# Just found out my girlfriend has it.



## Ebsworth (Nov 1, 2007)

I've been dating this amazing girl for 2 months now, but lately her behavior has been really odd and I didn't really know why. At first I thought it was just plain old anxiety, but then she would just vanish and reappear 3 days later with no explanation. She did this twice in one month! I was worried sick!
At first I thought she might be cheating on me, but last week she broke down at breakfast and told me that she has Depersonalization Disorder. Those days she disappeared she was actually just home, not taking calls and not leaving her house. She said she was having an episode or something, and had to be alone in bed with no outside contact because she was afraid. Of what I'm not sure, other people judging her? Herself? I really don't know...
I didn't know anything about this disorder until she brought it up to me last week. This is weird to ask I guess, but is anyone else in my boat? That is, has anyone dated anyone with this? I just want to know that it's not impossible. i keep telling her I'll be there for her but it freaks her out and makes her feel guilty.
Christ, I have no idea what to do.


----------



## zoie (Oct 29, 2007)

How long has she had DP/DR? The episodes can be sooooo scary and when I first started experiencing it I was scared to go outside. I am married and my husband knew me before all of this started happening. He says that I act the same as I did before, except all of the anxiety and my recent bout with depression. Anyway, I guess what I am getting at is that you may be just what she needs. My husband is my "safe" person. Meaning that he knows what I am going through and has a good understanding of it. He read "Feeling Unreal" the book on DP/DR with me and that has given him a little more insight. When we are at the store or something (public places usually make me feel really detached and no matter how many times you go through it , it is always kinda scary) I can tell my husband that I am feeling bad and he is like my support system and gets me through whatever we are doing. Anyway, what your girlfriend is going through is scary and very hard for other people to understand. It is awesome that you came here to learn more about it. Maybe you could be that "safe" person for her and help her to get through her episodes al little bit easier. Just a thought.


----------



## ohelp (May 22, 2007)

it's INCREDIBLY hard to understand this disorder if you have never experienced it yourself, i admire you for putting up with this. at times her behavior might seem slightly odd so it's very important not to push her, she'll know when she's having a bad day/week, so don't get mad if she's shutting herself away. reading up more about this condition can definitely help.


----------



## Revelation_old (Aug 9, 2004)

Ebsworth, this site was started because I was in the same boat. If you have any questions on how to deal with it, feel free to PM or e-mail me (revelation [at] dpselfhelp.com).
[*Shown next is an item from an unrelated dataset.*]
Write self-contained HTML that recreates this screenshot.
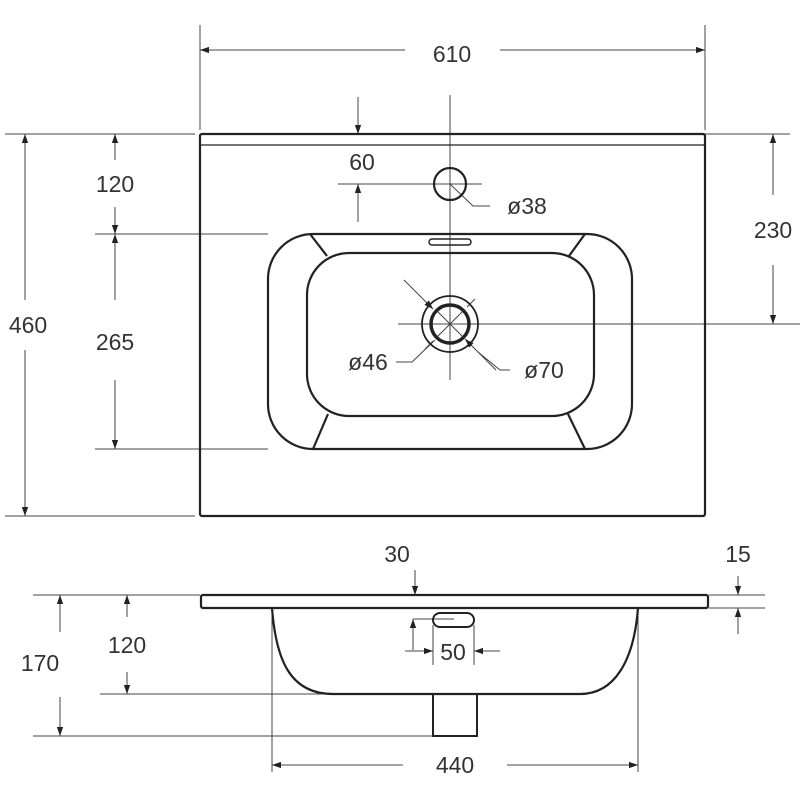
<!DOCTYPE html>
<html><head><meta charset="utf-8"><style>html,body{margin:0;padding:0;background:#fff}svg{display:block}</style></head><body>
<svg width="800" height="800" viewBox="0 0 800 800" xmlns="http://www.w3.org/2000/svg">
<defs>
<marker id="a" viewBox="0 0 10 10" refX="10" refY="5" markerWidth="9" markerHeight="9" orient="auto-start-reverse" markerUnits="userSpaceOnUse"><path d="M0,1.5 L10,5 L0,8.5 z" fill="#222"/></marker>
</defs>
<g fill="none" stroke="#222">
<g stroke-width="1" stroke="#444">
<line x1="200" y1="25" x2="200" y2="130"/><line x1="705" y1="25" x2="705" y2="130"/>
<line x1="200" y1="50" x2="405" y2="50" marker-start="url(#a)"/><line x1="500" y1="50" x2="705" y2="50" marker-end="url(#a)"/>
<line x1="5" y1="134" x2="195" y2="134"/><line x1="5" y1="516" x2="195" y2="516"/>
<line x1="25" y1="134" x2="25" y2="300" marker-start="url(#a)"/><line x1="25" y1="350" x2="25" y2="516" marker-end="url(#a)"/>
<line x1="115" y1="134" x2="115" y2="160" marker-start="url(#a)"/><line x1="115" y1="207" x2="115" y2="234" marker-end="url(#a)"/>
<line x1="115" y1="234" x2="115" y2="300" marker-start="url(#a)"/><line x1="115" y1="380" x2="115" y2="449" marker-end="url(#a)"/>
<line x1="95" y1="234" x2="268" y2="234"/><line x1="95" y1="449" x2="268" y2="449"/>
<line x1="705" y1="134" x2="790" y2="134"/>
<line x1="773" y1="134" x2="773" y2="195" marker-start="url(#a)"/><line x1="773" y1="265" x2="773" y2="324" marker-end="url(#a)"/>
<line x1="398" y1="324" x2="800" y2="324"/>
<line x1="450" y1="95" x2="450" y2="380"/>
<line x1="338" y1="184" x2="482" y2="184"/>
<line x1="358" y1="97" x2="358" y2="134" marker-end="url(#a)"/>
<line x1="358" y1="222" x2="358" y2="184" marker-end="url(#a)"/>
<polyline points="450,184 473,206 490,206"/>
<line x1="404" y1="280" x2="433" y2="309" marker-end="url(#a)"/>
<line x1="496" y1="370" x2="465" y2="339" marker-end="url(#a)"/>
<line x1="467" y1="307" x2="475" y2="299"/>
<line x1="433" y1="341" x2="425" y2="349"/>
<polyline points="435,340 412,362 396,362"/>
<polyline points="478,352 500,370 510,370"/>
<line x1="436" y1="310" x2="464" y2="338"/>
<line x1="464" y1="310" x2="436" y2="338"/>
<line x1="33" y1="595" x2="200" y2="595"/><line x1="33" y1="736" x2="433" y2="736"/>
<line x1="100" y1="694" x2="333" y2="694"/>
<line x1="60" y1="595" x2="60" y2="632" marker-start="url(#a)"/><line x1="60" y1="697" x2="60" y2="736" marker-end="url(#a)"/>
<line x1="127" y1="595" x2="127" y2="617" marker-start="url(#a)"/><line x1="127" y1="672" x2="127" y2="694" marker-end="url(#a)"/>
<line x1="709" y1="595" x2="765" y2="595"/><line x1="709" y1="608" x2="765" y2="608"/>
<line x1="738" y1="576" x2="738" y2="595" marker-end="url(#a)"/><line x1="738" y1="634" x2="738" y2="608" marker-end="url(#a)"/>
<line x1="415" y1="570" x2="415" y2="595" marker-end="url(#a)"/>
<line x1="413" y1="619" x2="454" y2="619"/>
<line x1="413" y1="650" x2="413" y2="619" marker-end="url(#a)"/>
<line x1="433" y1="625" x2="433" y2="665"/><line x1="474" y1="625" x2="474" y2="665"/>
<line x1="405" y1="651" x2="433" y2="651" marker-end="url(#a)"/><line x1="500" y1="651" x2="474" y2="651" marker-end="url(#a)"/>
<line x1="272" y1="608" x2="272" y2="772"/><line x1="638" y1="608" x2="638" y2="772"/>
<line x1="272" y1="765" x2="403" y2="765" marker-start="url(#a)"/><line x1="507" y1="765" x2="638" y2="765" marker-end="url(#a)"/>
</g>
<g stroke-width="2.2">
<rect x="200" y="134" width="505" height="382" rx="2"/>
<line x1="201" y1="145" x2="704" y2="145" stroke-width="1.2"/>
<rect x="268" y="234" width="364" height="215" rx="45"/>
<rect x="307" y="253" width="287" height="163" rx="42"/>
<line x1="310" y1="234" x2="327" y2="256"/><line x1="585" y1="234" x2="569" y2="256"/>
<line x1="313" y1="449" x2="328" y2="414"/><line x1="585" y1="449" x2="568" y2="414"/>
<rect x="429" y="239" width="42" height="6" rx="3" stroke-width="1.5"/>
<circle cx="450" cy="184" r="16"/>
<circle cx="450" cy="324" r="28" stroke-width="1.8"/>
<circle cx="450" cy="324" r="19" stroke-width="3.5"/>
</g>
<g stroke-width="2.2">
<rect x="201" y="595" width="507" height="13" rx="2"/>
<path d="M272,608 C276,660 290,694 333,694 L580,694 C615,694 634,660 638,608"/>
<rect x="433" y="694" width="44" height="42" stroke-width="2"/>
<rect x="433" y="613" width="41" height="14" rx="7" stroke-width="2"/>
</g>
</g>
<g font-family="Liberation Sans, sans-serif" font-size="23" fill="#333" text-anchor="middle" dominant-baseline="central">
<text x="452" y="54">610</text>
<text x="28" y="325">460</text>
<text x="115" y="184">120</text>
<text x="115" y="342">265</text>
<text x="773" y="230">230</text>
<text x="362" y="162">60</text>
<text x="527" y="206">ø38</text>
<text x="368" y="362">ø46</text>
<text x="544" y="370">ø70</text>
<text x="397" y="554">30</text>
<text x="738" y="554">15</text>
<text x="40" y="663">170</text>
<text x="127" y="645">120</text>
<text x="453" y="652">50</text>
<text x="455" y="765">440</text>
</g>
</svg>
</body></html>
I am an "expert" when it comes to your situation. I've been through the worst but am now enjoying her 90% recovery.


----------



## Ebsworth (Nov 1, 2007)

Thanks for all of the replies, it's been infinitely helpful - I don't even know how to thank you all. I'm doing as much research as I can, I want to know more, but the more I learn absolutely breaks my heart. Wikipedia said something to the effect of it feeling like you're going crazy even though you aren't, and from what she told me that the pain is often physical, not just emotional. Jesus, is it really like that? 
When she disappeared from the middle of a dinner we were having with some of my friends, (literally, she just got up and walked out without an explanation and didn't end up resurfacing for 3 days), I was humiliated, I actually called her up and yelled at her for being insensitive and rude. This was before I knew, I had no idea about the depersonalization thing or that she was having an episode (is that what they're called?). Now I read contact with new people, especially larger groups during an attack, feels like dying. I feel like I just cut my girlfriend and yelled at her about it. I'm such a f-ing prick. I can't believe I yelled at her...
She doesn't even know I'm on here, she doesn't even know I've been reading up on it. She hasn't mentioned a word about it since she first told me last week, but I can tell she feels guilty because I'm worried. Guilty! I swear to God...

Sorry for the rant. I just don't know what to do and I feel helpless. I do have an actual question, is this the kind of disorder where you need to be alone when it gets bad? The internet says contact with others during this is painful. So do I try and hold her when she's upset, or just leave her alone when she hurts. I'm lost and blind. Either way seems un-forgivingly cruel.


----------



## zoie (Oct 29, 2007)

Contact with others is painful. Like today for instance I had a lunch/shopping day with my mother-in-law. She is aware of my experiences but none the less we were at lunch in a restaurant and I felt like at any moment I was going to go crazy or something, I felt so out of body and it is the most terribly uncomfortable experience BUT being with other people although it raises my anxiety temporarily, will be what eventually gets me through it (this is my belief). Like I said before she may be much more comfortable and likely to get out of the house if she if with someone who understands and someone who she can turn to and say "hey I'm not feeling so hot right now." I get very anxious and my symptoms are worse if I am with someone who doesn't know and if I am feeling bad and having to try to act like everything is ok. Also I don't know if she is on any meds but during some of my really bad episodes I take 1/2 a xanax to kind of slow everything down, it reuces my anxiety and the symptoms get better (not gone but better). You should check out the book "feeling unreal" it would give you great insight. Anyway she might feel ten times better just knowing she can talk to you when she is not feeling good, you should let her know that!


----------



## ohelp (May 22, 2007)

Ebsworth said:


> I do have an actual question, is this the kind of disorder where you need to be alone when it gets bad? The internet says contact with others during this is painful.


i agree with ShannonJ, both dealing with an episode and putting on a mask for everyone else around you gets tiring, so i'd rather be alone when it gets bad. you literally feel like you're going to completely lose it any minute, which increases anxiety, which increases dp. it's a vicious circle.


----------



## Ebsworth (Nov 1, 2007)

Thanks everyone, I appreciate the guidance. Unfortunately however, I was just dumped. She said she felt too guilty putting someone else through her episodes, and it hurts her to have support. She wants to do all of this alone. Sadly, there's nothing I can do - though my God I wish I could.
Guess this will be my last post. Take care everyone, I wish you well.


----------